An introduction to using the R statistics package and the RStudio interface for multivariate statistics.

Learning objectives

  1. Prepare data in spreadsheet program (e.g. Excel, LibreOffice Calc) for export to R
  2. Read data from files into R
  3. Run Principal Components Analysis (PCA) and graphically display results
  4. Perform Discriminant Function Analysis (DFA) and interpret the results

Setup

Workspace organization

First we need to setup our development environment. We need to create two folders: ‘data’ will store the data we will be analyzing, and ‘output’ will store the results of our analyses.

dir.create(path = "data")
dir.create(path = "output")

Preparing data in a format R can read

  • Download data file from https://jcoliver.github.io/learn-r/data/otter-mandible-data.xlsx or http://tinyurl.com/otter-data (the latter just re-directs to the former).

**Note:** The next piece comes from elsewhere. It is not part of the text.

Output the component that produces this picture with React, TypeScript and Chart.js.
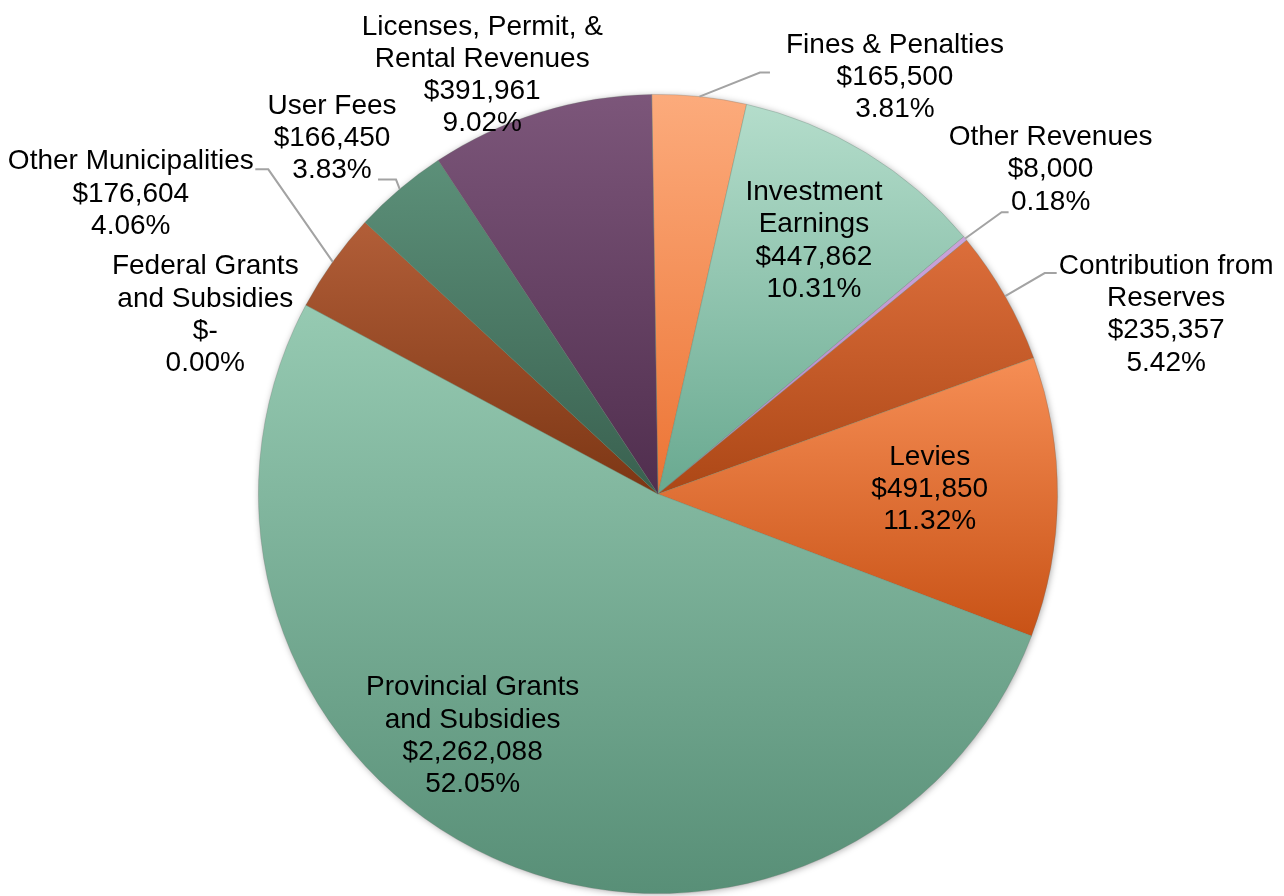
import React, { useEffect, useRef } from "react";
import { Chart, registerables } from "chart.js";

Chart.register(...registerables);

// ---- data (clockwise from 12 o'clock) ----
const categories: string[][] = [
  ["Fines & Penalties"],
  ["Investment", "Earnings"],
  ["Other Revenues"],
  ["Contribution from", "Reserves"],
  ["Levies"],
  ["Provincial Grants", "and Subsidies"],
  ["Federal Grants", "and Subsidies"],
  ["Other Municipalities"],
  ["User Fees"],
  ["Licenses, Permit, &", "Rental Revenues"],
];
const amounts: number[] = [165500, 447862, 8000, 235357, 491850, 2262088, 0, 176604, 166450, 391961];

// ---- style ----
const colorTop: string[] = ["#fcab7c", "#b4ddcb", "#cba3da", "#dc6e3b", "#f68e55", "#96cab2", "#96cab2", "#b25e38", "#5c9079", "#7c567a"];
const colorBottom: string[] = ["#ec7434", "#69a990", "#b184c4", "#ac4716", "#c85216", "#588f77", "#588f77", "#7c3614", "#39604f", "#502e4e"];

// label placement: anchor at radius fraction rf on the slice's mid angle, then offset in px;
// leader points are relative to label centre
type Placement = { rf: number; dx: number; dy: number; leader?: number[][] };
const labelPlacement: Placement[] = [
  { rf: 1, dx: 195.5, dy: -19, leader: [[-135, -5], [-125, -5]] },
  { rf: 0.745, dx: 1, dy: 1 },
  { rf: 1, dx: 85.4, dy: -68.8, leader: [[-49, 42.5], [-42, 42.5]] },
  { rf: 1, dx: 161, dy: 18.4, leader: [[-121.5, -41.5], [-109.5, -41.5]] },
  { rf: 0.68, dx: 0, dy: -7 },
  { rf: 0.762, dx: -59, dy: -35 },
  { rf: 1, dx: -100.6, dy: 9.8 },
  { rf: 1, dx: -202, dy: -68, leader: [[137.5, -24.5], [124.5, -24.5]] },
  { rf: 1, dx: -67.7, dy: -51, leader: [[64, 41.5], [46, 41.5]] },
  { rf: 1, dx: -58, dy: -37 },
];

const ROTATION = -0.9;
const FONT = '28px "Liberation Sans", Arial, sans-serif';
const LINE_H = 32.2;

const total = amounts.reduce((a, b) => a + b, 0);
const fmtMoney = (v: number) => (v === 0 ? "$-" : "$" + v.toLocaleString("en-US"));
const fmtPct = (v: number) => ((v / total) * 100).toFixed(2) + "%";

function sliceGradient(context: any) {
  const chart = context.chart;
  const i = context.dataIndex;
  const area = chart.chartArea;
  if (!area || i === undefined) return colorTop[i ?? 0];
  const cx = (area.left + area.right) / 2;
  const cy = (area.top + area.bottom) / 2;
  const r = Math.min(area.right - area.left, area.bottom - area.top) / 2;
  let cum = 0;
  for (let k = 0; k < i; k++) cum += amounts[k];
  const rot = (ROTATION * Math.PI) / 180 - Math.PI / 2;
  const a0 = rot + (2 * Math.PI * cum) / total;
  const a1 = rot + (2 * Math.PI * (cum + amounts[i])) / total;
  const ys = [cy, cy + r * Math.sin(a0), cy + r * Math.sin(a1)];
  for (const ext of [-Math.PI / 2, Math.PI / 2, (3 * Math.PI) / 2, (5 * Math.PI) / 2, -(3 * Math.PI) / 2]) {
    if (ext >= a0 && ext <= a1) ys.push(cy + r * Math.sin(ext));
  }
  void cx;
  const y0 = Math.min(...ys);
  let y1 = Math.max(...ys);
  if (y1 - y0 < 1) y1 = y0 + 1;
  const g = chart.ctx.createLinearGradient(0, y0, 0, y1);
  g.addColorStop(0, colorTop[i]);
  g.addColorStop(1, colorBottom[i]);
  return g;
}

const shadowPlugin = {
  id: "pieShadow",
  beforeDatasetsDraw(chart: any) {
    const meta = chart.getDatasetMeta(0);
    const arc = meta.data[0];
    if (!arc) return;
    const ctx = chart.ctx;
    ctx.save();
    ctx.shadowColor = "rgba(0,0,0,0.35)";
    ctx.shadowBlur = 7;
    ctx.shadowOffsetX = 1;
    ctx.shadowOffsetY = 1;
    ctx.fillStyle = "#8fa";
    ctx.beginPath();
    ctx.arc(arc.x, arc.y, arc.outerRadius - 0.5, 0, Math.PI * 2);
    ctx.fill();
    ctx.restore();
  },
};

const labelPlugin = {
  id: "sliceLabels",
  afterDatasetsDraw(chart: any) {
    const ctx = chart.ctx;
    const meta = chart.getDatasetMeta(0);
    ctx.save();
    ctx.font = FONT;
    ctx.fillStyle = "#000000";
    ctx.textAlign = "center";
    ctx.textBaseline = "middle";
    meta.data.forEach((arc: any, i: number) => {
      const p = labelPlacement[i];
      const mid = (arc.startAngle + arc.endAngle) / 2;
      const ax = arc.x + p.rf * arc.outerRadius * Math.cos(mid);
      const ay = arc.y + p.rf * arc.outerRadius * Math.sin(mid);
      const lx = ax + p.dx;
      const ly = ay + p.dy;
      if (p.leader) {
        ctx.save();
        ctx.strokeStyle = "#a3a3a3";
        ctx.lineWidth = 2;
        ctx.beginPath();
        ctx.moveTo(ax, ay);
        p.leader.forEach((pt) => ctx.lineTo(lx + pt[0], ly + pt[1]));
        ctx.stroke();
        ctx.restore();
      }
      const lines = [...categories[i], fmtMoney(amounts[i]), fmtPct(amounts[i])];
      lines.forEach((t, k) => {
        ctx.fillText(t, lx, ly + (k - (lines.length - 1) / 2) * LINE_H);
      });
    });
    ctx.restore();
  },
};

export default function App() {
  const ref = useRef<HTMLCanvasElement | null>(null);
  useEffect(() => {
    if (!ref.current) return;
    const chart = new Chart(ref.current, {
      type: "pie",
      data: {
        labels: categories.map((c) => c.join(" ")),
        datasets: [
          {
            data: amounts,
            backgroundColor: sliceGradient as any,
            borderColor: "rgba(110,110,110,0.35)",
            borderWidth: 0.8,
          },
        ],
      },
      options: {
        responsive: false,
        animation: false,
        devicePixelRatio: 1,
        rotation: ROTATION,
        layout: { padding: { left: 258, right: 226, top: 94, bottom: 2 } },
        plugins: {
          legend: { display: false },
          tooltip: { enabled: false },
        },
      },
      plugins: [shadowPlugin, labelPlugin],
    });
    return () => chart.destroy();
  }, []);
  return (
    <div style={{ position: "absolute", left: 0, top: 0, width: 1284, height: 896, background: "#fff" }}>
      <canvas ref={ref} width={1284} height={896} style={{ width: 1284, height: 896, display: "block" }} />
    </div>
  );
}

These data are a subset of those used in a study on skull morphology and diet specialization in otters doi: 10.1371/journal.pone.0143236.
  • Open this file, otter-mandible-data.xlsx, in spreadsheet program like Microsoft Excel® or LibreOffice Calc.
  • Save a copy of the file as a CSV (comma-separated values) file named ‘otter-mandible-data.csv’ in the data folder you created above:
    • In MS Excel®, select File > Save As… and in the dialog that appears, select CSV from the type dropdown menu.
    • In LibreOffice Calc, select File > Save As… and in the dialog that appears, select Text CSV (.csv) in the Format dropdown in the lower-right portion of the dialog.